___ Given information ___
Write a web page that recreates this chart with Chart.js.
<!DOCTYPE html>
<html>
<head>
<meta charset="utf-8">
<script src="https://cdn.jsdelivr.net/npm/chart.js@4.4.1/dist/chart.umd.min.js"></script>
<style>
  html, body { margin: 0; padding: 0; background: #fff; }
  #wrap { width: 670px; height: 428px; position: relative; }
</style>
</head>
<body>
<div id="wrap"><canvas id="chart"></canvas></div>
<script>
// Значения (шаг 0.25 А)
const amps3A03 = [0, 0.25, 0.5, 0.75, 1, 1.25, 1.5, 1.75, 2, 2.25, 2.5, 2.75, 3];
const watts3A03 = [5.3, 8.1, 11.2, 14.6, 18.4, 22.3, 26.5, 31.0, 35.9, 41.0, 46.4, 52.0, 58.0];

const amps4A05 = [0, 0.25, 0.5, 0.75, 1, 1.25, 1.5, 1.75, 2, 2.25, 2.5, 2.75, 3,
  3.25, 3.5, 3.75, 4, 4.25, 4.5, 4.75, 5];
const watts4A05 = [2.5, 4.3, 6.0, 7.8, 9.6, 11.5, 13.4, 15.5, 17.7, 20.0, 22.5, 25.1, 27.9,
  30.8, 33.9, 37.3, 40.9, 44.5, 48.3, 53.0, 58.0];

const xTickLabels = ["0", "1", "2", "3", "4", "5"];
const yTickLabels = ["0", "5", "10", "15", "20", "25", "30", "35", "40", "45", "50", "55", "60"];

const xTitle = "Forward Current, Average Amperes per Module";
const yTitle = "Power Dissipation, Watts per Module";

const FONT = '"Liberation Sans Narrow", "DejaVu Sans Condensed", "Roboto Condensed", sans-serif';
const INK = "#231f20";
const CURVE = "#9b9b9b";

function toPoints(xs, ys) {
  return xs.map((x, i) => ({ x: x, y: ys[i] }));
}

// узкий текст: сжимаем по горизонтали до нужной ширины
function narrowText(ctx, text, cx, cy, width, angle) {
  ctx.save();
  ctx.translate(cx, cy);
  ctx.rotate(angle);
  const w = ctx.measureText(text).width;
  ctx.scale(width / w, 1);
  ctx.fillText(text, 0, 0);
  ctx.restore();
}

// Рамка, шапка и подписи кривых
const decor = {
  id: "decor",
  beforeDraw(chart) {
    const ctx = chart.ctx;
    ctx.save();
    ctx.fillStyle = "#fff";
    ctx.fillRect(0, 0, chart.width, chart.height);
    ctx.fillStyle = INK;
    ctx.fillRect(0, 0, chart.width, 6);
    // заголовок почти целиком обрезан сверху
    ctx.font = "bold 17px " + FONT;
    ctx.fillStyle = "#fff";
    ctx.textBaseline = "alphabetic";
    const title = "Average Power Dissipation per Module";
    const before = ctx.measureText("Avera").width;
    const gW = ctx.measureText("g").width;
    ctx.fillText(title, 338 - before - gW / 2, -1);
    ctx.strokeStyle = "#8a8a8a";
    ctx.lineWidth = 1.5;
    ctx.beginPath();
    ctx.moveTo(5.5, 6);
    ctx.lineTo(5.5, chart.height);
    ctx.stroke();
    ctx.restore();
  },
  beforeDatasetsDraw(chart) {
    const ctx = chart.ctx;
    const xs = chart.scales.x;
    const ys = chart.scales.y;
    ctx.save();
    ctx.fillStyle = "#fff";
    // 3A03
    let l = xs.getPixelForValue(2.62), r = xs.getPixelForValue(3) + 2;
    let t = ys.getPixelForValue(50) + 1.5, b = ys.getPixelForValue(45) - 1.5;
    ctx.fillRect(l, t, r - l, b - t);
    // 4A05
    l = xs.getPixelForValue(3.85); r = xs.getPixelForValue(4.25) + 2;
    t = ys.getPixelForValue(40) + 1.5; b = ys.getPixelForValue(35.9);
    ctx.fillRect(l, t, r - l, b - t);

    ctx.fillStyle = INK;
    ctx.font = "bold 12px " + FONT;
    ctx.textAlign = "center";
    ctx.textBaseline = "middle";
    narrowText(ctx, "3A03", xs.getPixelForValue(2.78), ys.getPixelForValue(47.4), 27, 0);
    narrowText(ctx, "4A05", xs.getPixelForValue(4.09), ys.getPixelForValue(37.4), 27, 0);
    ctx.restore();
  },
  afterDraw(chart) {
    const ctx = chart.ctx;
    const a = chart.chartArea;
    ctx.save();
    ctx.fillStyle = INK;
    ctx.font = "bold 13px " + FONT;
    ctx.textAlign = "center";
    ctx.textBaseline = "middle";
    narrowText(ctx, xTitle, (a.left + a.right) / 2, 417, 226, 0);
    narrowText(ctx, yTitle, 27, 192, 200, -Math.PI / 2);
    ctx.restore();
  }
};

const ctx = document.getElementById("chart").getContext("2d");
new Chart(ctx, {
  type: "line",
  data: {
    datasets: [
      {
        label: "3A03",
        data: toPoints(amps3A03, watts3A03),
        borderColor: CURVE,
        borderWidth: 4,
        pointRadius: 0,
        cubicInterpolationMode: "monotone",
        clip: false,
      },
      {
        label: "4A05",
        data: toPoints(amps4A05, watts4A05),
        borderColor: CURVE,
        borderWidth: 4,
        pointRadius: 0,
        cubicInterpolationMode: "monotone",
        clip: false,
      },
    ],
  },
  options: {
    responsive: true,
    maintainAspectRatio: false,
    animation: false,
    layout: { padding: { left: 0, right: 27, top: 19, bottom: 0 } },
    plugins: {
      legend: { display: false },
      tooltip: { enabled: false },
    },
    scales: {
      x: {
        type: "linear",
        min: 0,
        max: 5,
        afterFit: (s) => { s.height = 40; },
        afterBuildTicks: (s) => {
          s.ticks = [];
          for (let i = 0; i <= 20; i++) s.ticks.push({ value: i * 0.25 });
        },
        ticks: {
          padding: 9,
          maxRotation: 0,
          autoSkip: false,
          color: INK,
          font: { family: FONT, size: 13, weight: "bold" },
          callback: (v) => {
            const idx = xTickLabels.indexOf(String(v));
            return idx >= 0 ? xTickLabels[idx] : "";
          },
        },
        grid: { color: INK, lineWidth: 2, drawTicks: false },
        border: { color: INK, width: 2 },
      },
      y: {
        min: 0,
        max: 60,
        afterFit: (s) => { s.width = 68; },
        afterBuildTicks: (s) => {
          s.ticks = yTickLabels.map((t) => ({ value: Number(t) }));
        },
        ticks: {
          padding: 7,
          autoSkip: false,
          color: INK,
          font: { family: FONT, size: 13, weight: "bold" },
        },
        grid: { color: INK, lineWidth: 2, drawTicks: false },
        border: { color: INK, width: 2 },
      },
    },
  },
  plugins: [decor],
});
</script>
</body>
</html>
___
Extract each line from the listing above, please, and repeat it exactly.

Write a web page that recreates this chart with Chart.js.
<!DOCTYPE html>
<html>
<head>
<meta charset="utf-8">
<script src="https://cdn.jsdelivr.net/npm/chart.js@4.4.1/dist/chart.umd.min.js"></script>
<style>
  html, body { margin: 0; padding: 0; background: #fff; }
  #wrap { width: 670px; height: 428px; position: relative; }
</style>
</head>
<body>
<div id="wrap"><canvas id="chart"></canvas></div>
<script>
// Значения (шаг 0.25 А)
const amps3A03 = [0, 0.25, 0.5, 0.75, 1, 1.25, 1.5, 1.75, 2, 2.25, 2.5, 2.75, 3];
const watts3A03 = [5.3, 8.1, 11.2, 14.6, 18.4, 22.3, 26.5, 31.0, 35.9, 41.0, 46.4, 52.0, 58.0];

const amps4A05 = [0, 0.25, 0.5, 0.75, 1, 1.25, 1.5, 1.75, 2, 2.25, 2.5, 2.75, 3,
  3.25, 3.5, 3.75, 4, 4.25, 4.5, 4.75, 5];
const watts4A05 = [2.5, 4.3, 6.0, 7.8, 9.6, 11.5, 13.4, 15.5, 17.7, 20.0, 22.5, 25.1, 27.9,
  30.8, 33.9, 37.3, 40.9, 44.5, 48.3, 53.0, 58.0];

const xTickLabels = ["0", "1", "2", "3", "4", "5"];
const yTickLabels = ["0", "5", "10", "15", "20", "25", "30", "35", "40", "45", "50", "55", "60"];

const xTitle = "Forward Current, Average Amperes per Module";
const yTitle = "Power Dissipation, Watts per Module";

const FONT = '"Liberation Sans Narrow", "DejaVu Sans Condensed", "Roboto Condensed", sans-serif';
const INK = "#231f20";
const CURVE = "#9b9b9b";

function toPoints(xs, ys) {
  return xs.map((x, i) => ({ x: x, y: ys[i] }));
}

// узкий текст: сжимаем по горизонтали до нужной ширины
function narrowText(ctx, text, cx, cy, width, angle) {
  ctx.save();
  ctx.translate(cx, cy);
  ctx.rotate(angle);
  const w = ctx.measureText(text).width;
  ctx.scale(width / w, 1);
  ctx.fillText(text, 0, 0);
  ctx.restore();
}

// Рамка, шапка и подписи кривых
const decor = {
  id: "decor",
  beforeDraw(chart) {
    const ctx = chart.ctx;
    ctx.save();
    ctx.fillStyle = "#fff";
    ctx.fillRect(0, 0, chart.width, chart.height);
    ctx.fillStyle = INK;
    ctx.fillRect(0, 0, chart.width, 6);
    // заголовок почти целиком обрезан сверху
    ctx.font = "bold 17px " + FONT;
    ctx.fillStyle = "#fff";
    ctx.textBaseline = "alphabetic";
    const title = "Average Power Dissipation per Module";
    const before = ctx.measureText("Avera").width;
    const gW = ctx.measureText("g").width;
    ctx.fillText(title, 338 - before - gW / 2, -1);
    ctx.strokeStyle = "#8a8a8a";
    ctx.lineWidth = 1.5;
    ctx.beginPath();
    ctx.moveTo(5.5, 6);
    ctx.lineTo(5.5, chart.height);
    ctx.stroke();
    ctx.restore();
  },
  beforeDatasetsDraw(chart) {
    const ctx = chart.ctx;
    const xs = chart.scales.x;
    const ys = chart.scales.y;
    ctx.save();
    ctx.fillStyle = "#fff";
    // 3A03
    let l = xs.getPixelForValue(2.62), r = xs.getPixelForValue(3) + 2;
    let t = ys.getPixelForValue(50) + 1.5, b = ys.getPixelForValue(45) - 1.5;
    ctx.fillRect(l, t, r - l, b - t);
    // 4A05
    l = xs.getPixelForValue(3.85); r = xs.getPixelForValue(4.25) + 2;
    t = ys.getPixelForValue(40) + 1.5; b = ys.getPixelForValue(35.9);
    ctx.fillRect(l, t, r - l, b - t);

    ctx.fillStyle = INK;
    ctx.font = "bold 12px " + FONT;
    ctx.textAlign = "center";
    ctx.textBaseline = "middle";
    narrowText(ctx, "3A03", xs.getPixelForValue(2.78), ys.getPixelForValue(47.4), 27, 0);
    narrowText(ctx, "4A05", xs.getPixelForValue(4.09), ys.getPixelForValue(37.4), 27, 0);
    ctx.restore();
  },
  afterDraw(chart) {
    const ctx = chart.ctx;
    const a = chart.chartArea;
    ctx.save();
    ctx.fillStyle = INK;
    ctx.font = "bold 13px " + FONT;
    ctx.textAlign = "center";
    ctx.textBaseline = "middle";
    narrowText(ctx, xTitle, (a.left + a.right) / 2, 417, 226, 0);
    narrowText(ctx, yTitle, 27, 192, 200, -Math.PI / 2);
    ctx.restore();
  }
};

const ctx = document.getElementById("chart").getContext("2d");
new Chart(ctx, {
  type: "line",
  data: {
    datasets: [
      {
        label: "3A03",
        data: toPoints(amps3A03, watts3A03),
        borderColor: CURVE,
        borderWidth: 4,
        pointRadius: 0,
        cubicInterpolationMode: "monotone",
        clip: false,
      },
      {
        label: "4A05",
        data: toPoints(amps4A05, watts4A05),
        borderColor: CURVE,
        borderWidth: 4,
        pointRadius: 0,
        cubicInterpolationMode: "monotone",
        clip: false,
      },
    ],
  },
  options: {
    responsive: true,
    maintainAspectRatio: false,
    animation: false,
    layout: { padding: { left: 0, right: 27, top: 19, bottom: 0 } },
    plugins: {
      legend: { display: false },
      tooltip: { enabled: false },
    },
    scales: {
      x: {
        type: "linear",
        min: 0,
        max: 5,
        afterFit: (s) => { s.height = 40; },
        afterBuildTicks: (s) => {
          s.ticks = [];
          for (let i = 0; i <= 20; i++) s.ticks.push({ value: i * 0.25 });
        },
        ticks: {
          padding: 9,
          maxRotation: 0,
          autoSkip: false,
          color: INK,
          font: { family: FONT, size: 13, weight: "bold" },
          callback: (v) => {
            const idx = xTickLabels.indexOf(String(v));
            return idx >= 0 ? xTickLabels[idx] : "";
          },
        },
        grid: { color: INK, lineWidth: 2, drawTicks: false },
        border: { color: INK, width: 2 },
      },
      y: {
        min: 0,
        max: 60,
        afterFit: (s) => { s.width = 68; },
        afterBuildTicks: (s) => {
          s.ticks = yTickLabels.map((t) => ({ value: Number(t) }));
        },
        ticks: {
          padding: 7,
          autoSkip: false,
          color: INK,
          font: { family: FONT, size: 13, weight: "bold" },
        },
        grid: { color: INK, lineWidth: 2, drawTicks: false },
        border: { color: INK, width: 2 },
      },
    },
  },
  plugins: [decor],
});
</script>
</body>
</html>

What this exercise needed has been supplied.